Supplied data
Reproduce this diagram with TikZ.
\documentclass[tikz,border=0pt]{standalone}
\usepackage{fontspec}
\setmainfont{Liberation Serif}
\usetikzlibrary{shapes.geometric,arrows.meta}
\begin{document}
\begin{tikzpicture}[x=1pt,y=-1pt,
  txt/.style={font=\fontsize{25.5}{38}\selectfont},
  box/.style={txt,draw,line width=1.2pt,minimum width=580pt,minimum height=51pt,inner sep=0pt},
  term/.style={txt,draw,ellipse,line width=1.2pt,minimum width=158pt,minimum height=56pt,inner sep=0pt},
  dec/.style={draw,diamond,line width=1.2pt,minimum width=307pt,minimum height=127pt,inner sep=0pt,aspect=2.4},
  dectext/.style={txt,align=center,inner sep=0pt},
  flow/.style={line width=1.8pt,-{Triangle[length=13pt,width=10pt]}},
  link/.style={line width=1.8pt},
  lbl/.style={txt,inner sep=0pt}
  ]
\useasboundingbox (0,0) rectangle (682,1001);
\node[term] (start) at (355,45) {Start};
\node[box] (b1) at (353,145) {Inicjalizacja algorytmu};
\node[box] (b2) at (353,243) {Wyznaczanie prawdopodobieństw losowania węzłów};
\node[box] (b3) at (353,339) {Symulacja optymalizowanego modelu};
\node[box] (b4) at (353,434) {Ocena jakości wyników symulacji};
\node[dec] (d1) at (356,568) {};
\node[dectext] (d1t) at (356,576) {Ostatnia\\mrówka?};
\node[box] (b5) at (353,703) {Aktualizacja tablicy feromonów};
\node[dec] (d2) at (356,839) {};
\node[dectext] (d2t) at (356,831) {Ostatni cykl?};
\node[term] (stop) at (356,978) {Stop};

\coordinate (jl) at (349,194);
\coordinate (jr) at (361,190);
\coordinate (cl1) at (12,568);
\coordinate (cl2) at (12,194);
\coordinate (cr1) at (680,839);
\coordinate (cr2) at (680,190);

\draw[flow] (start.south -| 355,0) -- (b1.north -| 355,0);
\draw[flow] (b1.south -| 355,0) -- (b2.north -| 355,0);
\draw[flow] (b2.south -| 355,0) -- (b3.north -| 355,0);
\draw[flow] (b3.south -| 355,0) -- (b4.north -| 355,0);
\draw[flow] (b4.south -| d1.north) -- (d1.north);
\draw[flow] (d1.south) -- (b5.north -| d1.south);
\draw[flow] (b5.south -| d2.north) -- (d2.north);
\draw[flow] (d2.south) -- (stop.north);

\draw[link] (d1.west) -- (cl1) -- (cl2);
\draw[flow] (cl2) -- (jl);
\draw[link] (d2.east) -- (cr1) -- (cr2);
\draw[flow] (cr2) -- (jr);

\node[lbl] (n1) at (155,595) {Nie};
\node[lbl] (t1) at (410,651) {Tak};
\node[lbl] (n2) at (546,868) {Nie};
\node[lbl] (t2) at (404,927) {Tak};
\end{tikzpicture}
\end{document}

What is expected
Would you copy out each line exactly as written?

Result of this task
Reproduce this diagram with TikZ.
\documentclass[tikz,border=0pt]{standalone}
\usepackage{fontspec}
\setmainfont{Liberation Serif}
\usetikzlibrary{shapes.geometric,arrows.meta}
\begin{document}
\begin{tikzpicture}[x=1pt,y=-1pt,
  txt/.style={font=\fontsize{25.5}{38}\selectfont},
  box/.style={txt,draw,line width=1.2pt,minimum width=580pt,minimum height=51pt,inner sep=0pt},
  term/.style={txt,draw,ellipse,line width=1.2pt,minimum width=158pt,minimum height=56pt,inner sep=0pt},
  dec/.style={draw,diamond,line width=1.2pt,minimum width=307pt,minimum height=127pt,inner sep=0pt,aspect=2.4},
  dectext/.style={txt,align=center,inner sep=0pt},
  flow/.style={line width=1.8pt,-{Triangle[length=13pt,width=10pt]}},
  link/.style={line width=1.8pt},
  lbl/.style={txt,inner sep=0pt}
  ]
\useasboundingbox (0,0) rectangle (682,1001);
\node[term] (start) at (355,45) {Start};
\node[box] (b1) at (353,145) {Inicjalizacja algorytmu};
\node[box] (b2) at (353,243) {Wyznaczanie prawdopodobieństw losowania węzłów};
\node[box] (b3) at (353,339) {Symulacja optymalizowanego modelu};
\node[box] (b4) at (353,434) {Ocena jakości wyników symulacji};
\node[dec] (d1) at (356,568) {};
\node[dectext] (d1t) at (356,576) {Ostatnia\\mrówka?};
\node[box] (b5) at (353,703) {Aktualizacja tablicy feromonów};
\node[dec] (d2) at (356,839) {};
\node[dectext] (d2t) at (356,831) {Ostatni cykl?};
\node[term] (stop) at (356,978) {Stop};

\coordinate (jl) at (349,194);
\coordinate (jr) at (361,190);
\coordinate (cl1) at (12,568);
\coordinate (cl2) at (12,194);
\coordinate (cr1) at (680,839);
\coordinate (cr2) at (680,190);

\draw[flow] (start.south -| 355,0) -- (b1.north -| 355,0);
\draw[flow] (b1.south -| 355,0) -- (b2.north -| 355,0);
\draw[flow] (b2.south -| 355,0) -- (b3.north -| 355,0);
\draw[flow] (b3.south -| 355,0) -- (b4.north -| 355,0);
\draw[flow] (b4.south -| d1.north) -- (d1.north);
\draw[flow] (d1.south) -- (b5.north -| d1.south);
\draw[flow] (b5.south -| d2.north) -- (d2.north);
\draw[flow] (d2.south) -- (stop.north);

\draw[link] (d1.west) -- (cl1) -- (cl2);
\draw[flow] (cl2) -- (jl);
\draw[link] (d2.east) -- (cr1) -- (cr2);
\draw[flow] (cr2) -- (jr);

\node[lbl] (n1) at (155,595) {Nie};
\node[lbl] (t1) at (410,651) {Tak};
\node[lbl] (n2) at (546,868) {Nie};
\node[lbl] (t2) at (404,927) {Tak};
\end{tikzpicture}
\end{document}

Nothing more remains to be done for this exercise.